According to a report by Reuters, US President Joe Biden will sign an executive order on Wednesday forcing the government to study the dangers and advantages of establishing a central bank digital dollar, as well as other cryptocurrency concerns.
According to Biden’s directive, the Treasury Department, the Commerce Department, and other important departments would be required to write reports on “the future of money” and the role that cryptocurrencies will play.
Widespread regulation of the cryptocurrency market, which surpassed $3 trillion in November, is critical to maintaining US national security, financial stability, and competitiveness, as well as combating the rising threat of cybercrime, authorities said.

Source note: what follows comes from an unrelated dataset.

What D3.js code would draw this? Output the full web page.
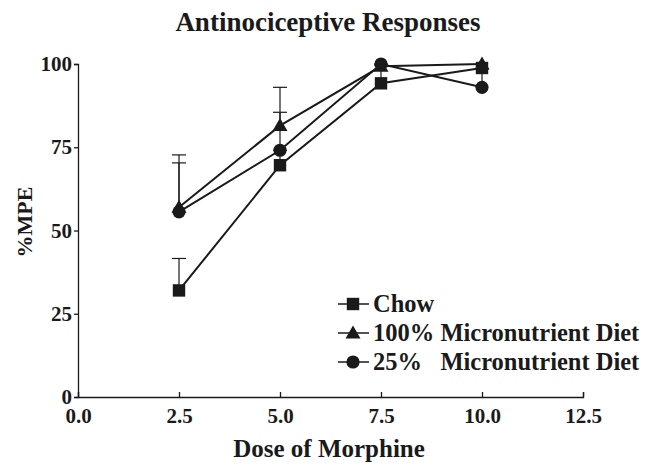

Analysts see the long-awaited executive order, which was first reported on Monday, as a harsh recognition of cryptocurrency’s rising importance and the possible consequences for the US and worldwide financial institutions.
One of its primary provisions requires the United States Government to study the technological infrastructure required for a prospective U.S. Central Bank Digital Currency (CBDC) – an electronic equivalent of dollar notes in your pocket.
The Federal Reserve of the United States sent the topic of whether the country should adopt a digital currency to Congress in January, prompting analysts to estimate that such a project would take years.
However, one official stated that the United States will proceed with the development of a digital dollar, but with caution given the dollar’s status as the world’s principal reserve currency.
“We’ve got to be very, very deliberate about that analysis because the implications of our moving in this direction are profound for the country that issues the world’s primary reserve currency,” the official said.
The directive also pushes the Federal Reserve to maintain R&D initiatives.